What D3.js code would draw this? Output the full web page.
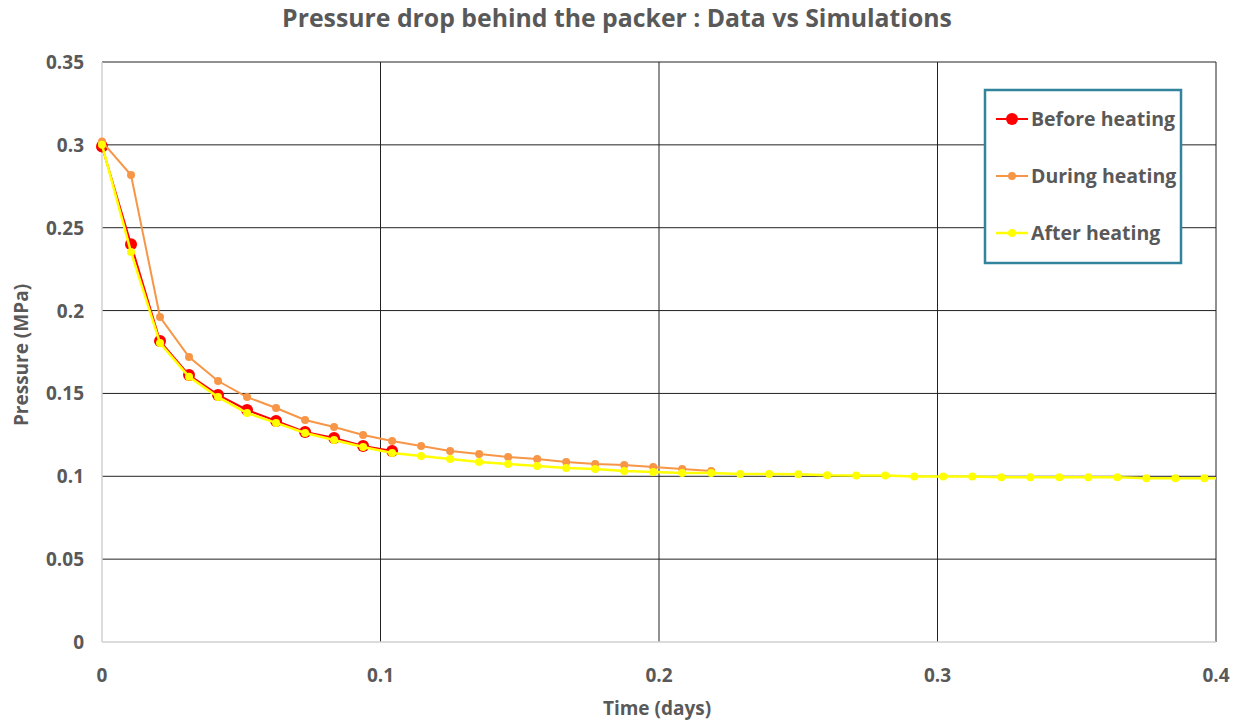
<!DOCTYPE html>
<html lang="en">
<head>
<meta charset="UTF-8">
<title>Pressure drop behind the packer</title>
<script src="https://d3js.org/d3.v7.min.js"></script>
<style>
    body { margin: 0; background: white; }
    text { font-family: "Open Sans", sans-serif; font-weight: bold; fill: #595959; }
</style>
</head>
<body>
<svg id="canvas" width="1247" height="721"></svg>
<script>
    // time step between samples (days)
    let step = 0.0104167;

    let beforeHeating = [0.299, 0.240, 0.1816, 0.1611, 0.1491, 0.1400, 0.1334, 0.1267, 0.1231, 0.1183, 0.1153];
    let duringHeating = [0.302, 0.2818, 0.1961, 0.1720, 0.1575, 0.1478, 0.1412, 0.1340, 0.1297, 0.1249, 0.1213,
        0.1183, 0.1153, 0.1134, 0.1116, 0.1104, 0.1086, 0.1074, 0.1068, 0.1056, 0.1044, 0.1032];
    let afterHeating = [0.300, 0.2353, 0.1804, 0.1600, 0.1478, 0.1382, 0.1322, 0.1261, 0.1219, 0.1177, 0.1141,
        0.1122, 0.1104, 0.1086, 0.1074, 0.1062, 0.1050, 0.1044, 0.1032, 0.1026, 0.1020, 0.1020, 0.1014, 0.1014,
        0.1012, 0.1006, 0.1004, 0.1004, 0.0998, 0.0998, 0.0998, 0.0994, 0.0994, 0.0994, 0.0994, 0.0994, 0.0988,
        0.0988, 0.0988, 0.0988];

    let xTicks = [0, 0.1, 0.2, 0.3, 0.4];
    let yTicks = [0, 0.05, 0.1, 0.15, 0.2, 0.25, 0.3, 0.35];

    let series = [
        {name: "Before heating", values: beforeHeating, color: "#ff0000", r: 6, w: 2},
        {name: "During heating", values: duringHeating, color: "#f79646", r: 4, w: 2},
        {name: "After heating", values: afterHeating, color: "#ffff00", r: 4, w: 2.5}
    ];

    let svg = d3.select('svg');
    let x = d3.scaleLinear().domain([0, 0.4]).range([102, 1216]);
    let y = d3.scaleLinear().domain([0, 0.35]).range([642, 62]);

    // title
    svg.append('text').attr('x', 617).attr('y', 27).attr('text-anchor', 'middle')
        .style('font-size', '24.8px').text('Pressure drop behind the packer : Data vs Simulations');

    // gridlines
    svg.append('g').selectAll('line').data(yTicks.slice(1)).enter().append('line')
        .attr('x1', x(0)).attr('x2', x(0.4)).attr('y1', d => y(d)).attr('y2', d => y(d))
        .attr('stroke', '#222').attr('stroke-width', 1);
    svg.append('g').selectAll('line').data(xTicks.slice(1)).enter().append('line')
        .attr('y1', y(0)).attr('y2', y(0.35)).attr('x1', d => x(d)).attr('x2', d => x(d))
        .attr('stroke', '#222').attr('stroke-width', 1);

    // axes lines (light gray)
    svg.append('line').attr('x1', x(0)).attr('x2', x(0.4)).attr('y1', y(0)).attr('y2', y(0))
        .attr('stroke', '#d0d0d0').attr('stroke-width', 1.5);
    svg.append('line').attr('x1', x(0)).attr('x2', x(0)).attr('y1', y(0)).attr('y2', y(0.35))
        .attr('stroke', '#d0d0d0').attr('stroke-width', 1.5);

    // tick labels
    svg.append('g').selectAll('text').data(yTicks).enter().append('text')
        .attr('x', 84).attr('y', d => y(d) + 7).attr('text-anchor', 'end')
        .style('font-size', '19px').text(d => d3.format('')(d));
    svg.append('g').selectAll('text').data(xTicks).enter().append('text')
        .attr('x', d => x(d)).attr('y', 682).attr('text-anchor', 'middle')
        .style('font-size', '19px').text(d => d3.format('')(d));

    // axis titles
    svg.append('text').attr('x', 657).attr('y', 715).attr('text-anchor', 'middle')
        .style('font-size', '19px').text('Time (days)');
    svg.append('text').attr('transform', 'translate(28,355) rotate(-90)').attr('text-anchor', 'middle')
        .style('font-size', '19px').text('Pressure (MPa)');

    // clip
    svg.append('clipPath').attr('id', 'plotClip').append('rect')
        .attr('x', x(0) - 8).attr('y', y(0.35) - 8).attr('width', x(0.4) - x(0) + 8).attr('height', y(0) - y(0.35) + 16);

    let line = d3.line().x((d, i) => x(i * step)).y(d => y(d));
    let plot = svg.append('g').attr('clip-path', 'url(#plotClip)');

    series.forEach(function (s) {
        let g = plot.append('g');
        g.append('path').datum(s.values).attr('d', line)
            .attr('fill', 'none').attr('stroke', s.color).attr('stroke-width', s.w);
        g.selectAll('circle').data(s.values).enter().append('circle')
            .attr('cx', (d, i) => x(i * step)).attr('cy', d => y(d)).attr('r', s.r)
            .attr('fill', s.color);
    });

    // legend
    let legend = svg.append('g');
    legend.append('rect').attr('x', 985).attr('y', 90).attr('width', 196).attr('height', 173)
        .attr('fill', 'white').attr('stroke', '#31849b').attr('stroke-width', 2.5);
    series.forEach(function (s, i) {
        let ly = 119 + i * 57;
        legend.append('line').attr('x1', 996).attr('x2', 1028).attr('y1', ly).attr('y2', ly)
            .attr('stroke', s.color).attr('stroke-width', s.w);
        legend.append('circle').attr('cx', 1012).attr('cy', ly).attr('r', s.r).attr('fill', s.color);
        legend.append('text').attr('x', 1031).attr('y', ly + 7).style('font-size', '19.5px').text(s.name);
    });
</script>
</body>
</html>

══════

# [TASK]
Pictures are excluded; extract exactly the lines from the start of the data through the line that holds "0.0988, 0.0988, 0.0988];", both ends included.

# [TASK OUTPUT]
What D3.js code would draw this? Output the full web page.
<!DOCTYPE html>
<html lang="en">
<head>
<meta charset="UTF-8">
<title>Pressure drop behind the packer</title>
<script src="https://d3js.org/d3.v7.min.js"></script>
<style>
    body { margin: 0; background: white; }
    text { font-family: "Open Sans", sans-serif; font-weight: bold; fill: #595959; }
</style>
</head>
<body>
<svg id="canvas" width="1247" height="721"></svg>
<script>
    // time step between samples (days)
    let step = 0.0104167;

    let beforeHeating = [0.299, 0.240, 0.1816, 0.1611, 0.1491, 0.1400, 0.1334, 0.1267, 0.1231, 0.1183, 0.1153];
    let duringHeating = [0.302, 0.2818, 0.1961, 0.1720, 0.1575, 0.1478, 0.1412, 0.1340, 0.1297, 0.1249, 0.1213,
        0.1183, 0.1153, 0.1134, 0.1116, 0.1104, 0.1086, 0.1074, 0.1068, 0.1056, 0.1044, 0.1032];
    let afterHeating = [0.300, 0.2353, 0.1804, 0.1600, 0.1478, 0.1382, 0.1322, 0.1261, 0.1219, 0.1177, 0.1141,
        0.1122, 0.1104, 0.1086, 0.1074, 0.1062, 0.1050, 0.1044, 0.1032, 0.1026, 0.1020, 0.1020, 0.1014, 0.1014,
        0.1012, 0.1006, 0.1004, 0.1004, 0.0998, 0.0998, 0.0998, 0.0994, 0.0994, 0.0994, 0.0994, 0.0994, 0.0988,
        0.0988, 0.0988, 0.0988];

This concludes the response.